With all of the new exploring and customization options, it’s impossible to ignore the most obvious fact about Endless Legend: It’s outright gorgeous with or without Guardians, The world map serves as so much more than just a means to move characters around and gather resources. It stands on its own as a work of art. Opulent colors pop off the screen everywhere you look, bringing the thoughtfully crafted fantasy world to life. Beauty isn’t just limited to the world map, though. Even the menus themselves feature a polished, crisp design that makes navigating a breeze. It’s just one of the small features that highlights the level of detail Amplitude Studios put into their work. Guardians just adds to this, especially with the epic look of the Guardians themselves.
Another new feature is cooperative quests, which can be taken on by two factions who each contribute to the overall goal and then share the benefits once complete. This feature might need a touch more work because it’s very difficult to get the AI-controlled factions to agree to work with you. Normally by the time you get that option, you have likely come into conflict with them and diplomatic relations are sour to the point where they are not going to agree to work with you.

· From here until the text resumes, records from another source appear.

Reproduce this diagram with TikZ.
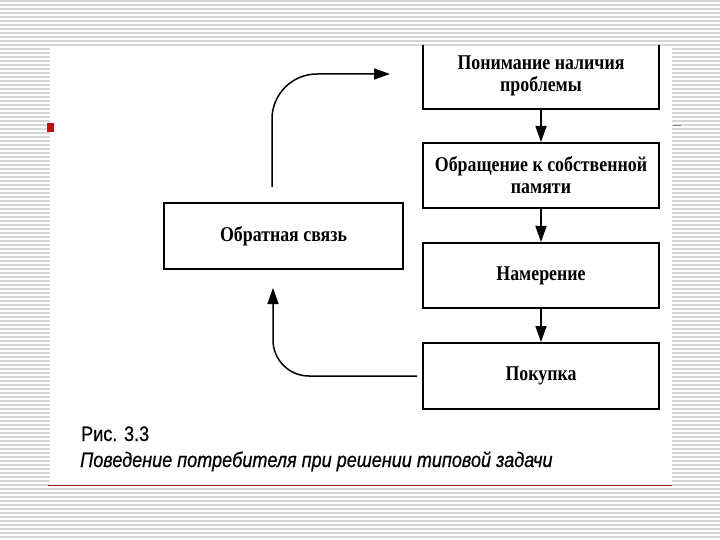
\documentclass[tikz,border=0pt]{standalone}
\usepackage{fontspec}
\usetikzlibrary{arrows.meta}
\newfontfamily\boxfont[FakeStretch=0.85]{Liberation Serif Bold}
\newfontfamily\capfont[FakeStretch=0.86,FakeBold=0.6]{Liberation Sans}
\definecolor{stripe}{HTML}{D6D6D6}
\definecolor{slidered}{HTML}{8C1E1E}
\definecolor{bulletred}{HTML}{B81414}
\begin{document}
\begin{tikzpicture}[x=1pt,y=-1pt,
  stepbox/.style={draw=black,line width=2pt,minimum width=236pt,inner sep=0pt,
    font=\boxfont\fontsize{21}{22}\selectfont,align=center},
  conn/.style={line width=1.5pt,-{Triangle[length=16pt,width=11pt]}},
  captext/.style={anchor=base west,inner sep=0pt},
]
\useasboundingbox (0,0) rectangle (720,540);
\fill[white] (0,0) rectangle (720,540);
\foreach \y in {1,5,...,539} \draw[stripe,line width=1.3pt] (0,\y) -- (720,\y);
\fill[white] (50,46) rectangle (672,485);

% boxes
\begin{scope}
\clip (50,46) rectangle (672,485);
\node[stepbox,minimum height=66pt] (p1) at (541,76) {Понимание наличия\\проблемы};
\end{scope}
\node[stepbox,minimum height=65pt] (p2) at (541,175.5) {Обращение к собственной\\памяти};
\node[stepbox,minimum height=65pt] (p3) at (541,275.5) {Намерение};
\node[stepbox,minimum height=66pt] (p4) at (541,376) {Покупка};
\node[stepbox,minimum width=239pt,minimum height=66pt] (fb) at (283.5,236) {Обратная связь};

% connectors
\draw[conn] (p1.south) -- (p2.north);
\draw[conn] (p2.south) -- (p3.north);
\draw[conn] (p3.south) -- (p4.north);

\coordinate (fbout) at (272,187);
\coordinate (fbin) at (390,74);
\draw[conn,rounded corners=45pt] (fbout) |- (fbin);

\coordinate (buyout) at (417,376);
\coordinate (fbback) at (273,288);
\draw[conn,rounded corners=36pt] (buyout) -| (fbback);

% slide decorations
\fill[bulletred] (47,123) rectangle (54,132);
\draw[gray,line width=0.8pt] (673,125) -- (681,125);
\draw[slidered,line width=1pt] (48,485) -- (672,485);

% caption
\node[captext,font=\capfont\fontsize{21}{24}\selectfont] (fig) at (81,441) {Рис. 3.3};
\node[captext,font=\capfont\itshape\fontsize{21}{24}\selectfont] (cap) at (80,467) {Поведение потребителя при решении типовой задачи};
\end{tikzpicture}
\end{document}
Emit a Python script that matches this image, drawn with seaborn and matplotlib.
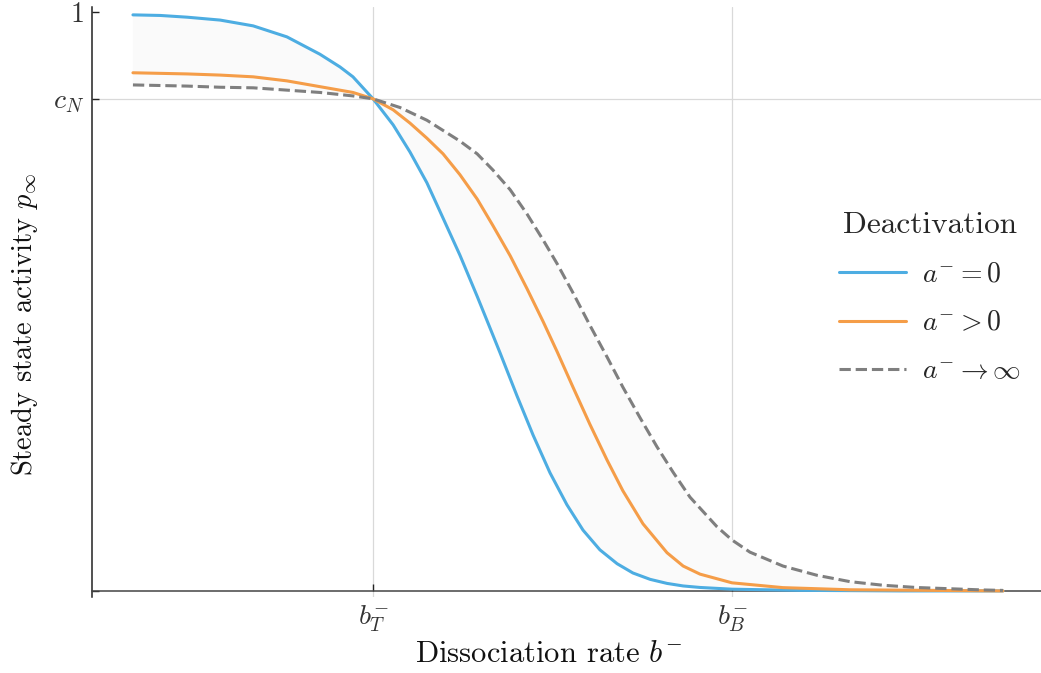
import matplotlib
matplotlib.use("Agg")
import matplotlib.pyplot as plt
import seaborn as sns
import pandas as pd

# x positions in units where b_T = 1 and b_B = 2
blue_x = [0.331, 0.407, 0.482, 0.574, 0.666, 0.760, 0.852, 0.908, 0.944, 1.000, 1.056, 1.103,
          1.150, 1.195, 1.242, 1.290, 1.326, 1.354, 1.401, 1.446, 1.493, 1.540, 1.585, 1.632,
          1.680, 1.724, 1.772, 1.819, 1.864, 1.911, 2.000, 2.189, 2.468, 2.755]
blue_y = [0.995, 0.994, 0.991, 0.986, 0.976, 0.957, 0.927, 0.905, 0.888, 0.850, 0.805, 0.758,
          0.705, 0.644, 0.580, 0.509, 0.454, 0.411, 0.337, 0.269, 0.204, 0.149, 0.105, 0.071,
          0.047, 0.031, 0.020, 0.013, 0.0086, 0.006, 0.003, 0.001, 0.0, 0.0]

orange_x = [0.331, 0.482, 0.574, 0.666, 0.760, 0.852, 0.944, 1.000, 1.056, 1.103, 1.150, 1.195,
            1.242, 1.290, 1.334, 1.382, 1.429, 1.474, 1.513, 1.557, 1.604, 1.652, 1.696, 1.752,
            1.819, 1.864, 1.911, 2.000, 2.142, 2.329, 2.755]
orange_y = [0.895, 0.893, 0.891, 0.888, 0.881, 0.871, 0.861, 0.850, 0.831, 0.808, 0.782, 0.755,
            0.719, 0.677, 0.631, 0.579, 0.522, 0.465, 0.413, 0.352, 0.288, 0.226, 0.173, 0.116,
            0.066, 0.043, 0.029, 0.014, 0.0057, 0.002, 0.0]

gray_x = [0.331, 0.482, 0.574, 0.666, 0.760, 0.852, 0.944, 1.000, 1.075, 1.150, 1.242, 1.290,
          1.334, 1.382, 1.429, 1.474, 1.513, 1.557, 1.604, 1.652, 1.696, 1.744, 1.791, 1.836,
          1.883, 1.958, 2.000, 2.050, 2.142, 2.237, 2.329, 2.421, 2.515, 2.699, 2.755]
gray_y = [0.874, 0.872, 0.870, 0.869, 0.865, 0.861, 0.855, 0.850, 0.835, 0.813, 0.777, 0.755,
          0.727, 0.693, 0.651, 0.606, 0.565, 0.515, 0.459, 0.404, 0.352, 0.299, 0.249, 0.205,
          0.162, 0.111, 0.088, 0.067, 0.043, 0.027, 0.016, 0.0098, 0.0059, 0.0017, 0.0009]

series_labels = [r"$a^{-}=0$", r"$a^{-}>0$", r"$a^{-}\to\infty$"]
legend_title = "Deactivation"
x_ticks = [1.0, 2.0]
x_tick_labels = [r"$b^{-}_{T}$", r"$b^{-}_{B}$"]
c_N = 0.850
y_ticks = [0.0, c_N, 1.0]
y_tick_labels = ["", r"$c_N$", r"$1$"]

sns.set_theme(style="white")
plt.rcParams["font.family"] = ["cmr10", "DejaVu Serif"]
plt.rcParams["mathtext.fontset"] = "cm"
plt.rcParams["axes.formatter.use_mathtext"] = True

fig = plt.figure(figsize=(10.41, 6.73), dpi=100)
ax = fig.add_axes([0.0884, 0.113, 0.9116, 0.8766])

ax.spines["top"].set_visible(False)
ax.spines["right"].set_visible(False)
ax.spines["bottom"].set_position(("data", 0))
ax.spines["left"].set_color("#222222")
ax.spines["bottom"].set_color("#444444")
ax.spines["left"].set_linewidth(1.1)
ax.spines["bottom"].set_linewidth(1.1)

colors = ["#4dade2", "#f59d48", "#7f7f7f"]

# shaded region between the a=0 and a->inf curves
poly_x = blue_x + gray_x[::-1]
poly_y = blue_y + gray_y[::-1]
ax.fill(poly_x, poly_y, color="#fafafa", zorder=1, linewidth=0)

df = pd.concat([
    pd.DataFrame({"x": blue_x, "y": blue_y, "s": series_labels[0]}),
    pd.DataFrame({"x": orange_x, "y": orange_y, "s": series_labels[1]}),
    pd.DataFrame({"x": gray_x, "y": gray_y, "s": series_labels[2]}),
])
for lab, col, ls in zip(series_labels, colors, ["-", "-", "--"]):
    sub = df[df["s"] == lab]
    sns.lineplot(data=sub, x="x", y="y", ax=ax, color=col, linestyle=ls,
                 linewidth=2.2, label=lab, sort=False, estimator=None, zorder=3)

ax.set_xlim(0.217, 2.861)
ax.set_ylim(-0.0104, 1.0086)

ax.set_xticks(x_ticks, x_tick_labels)
ax.set_yticks(y_ticks, y_tick_labels)

for xv in x_ticks:
    ax.axvline(xv, color="#d9d9d9", linewidth=0.9, zorder=0)
ax.axhline(c_N, color="#d9d9d9", linewidth=0.9, zorder=0)

ax.tick_params(axis="both", direction="in", length=5, width=1.0, colors="#222222",
               labelcolor="#333333", labelsize=20, pad=6, bottom=True, left=True)
ax.tick_params(axis="x", pad=9)

ax.set_xlabel(r"Dissociation rate $b^{-}$", fontsize=22, color="#111111")
ax.xaxis.set_label_coords(0.4816, -0.074)
ax.set_ylabel(r"Steady state activity $p_\infty$", fontsize=20.5, color="#111111")
ax.yaxis.set_label_coords(-0.055, 0.461)

leg = ax.legend(title=legend_title, loc="center", bbox_to_anchor=(0.883, 0.5065),
                frameon=False, fontsize=20, title_fontsize=22.5, handlelength=2.4,
                labelspacing=0.8, handletextpad=0.6)

fig.savefig("out.png", dpi=100)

Finally there are Global Events in Guardians to really flesh things out. These are overarching events that effect everyone. They do things like boost the collection of certain resources for a time. They are difficult to take advantage of since you don’t know they are coming, but if you’ve built a flexible enough society you can probably jump in and make use of the boon. They are not really game-changing, but add even more advanced elements to an already fantastic game.
With gameplay that focuses more on exploration and less on bogging down players with tedious micromanagement, Endless Legend does what so few strategy games have in the past by blending depth with accessibility. Guardians boosts these advantages even further, and for only $10 is a real treat for what is already an outstanding game.
Endless Legend earns 4 GiN Gems out of 5.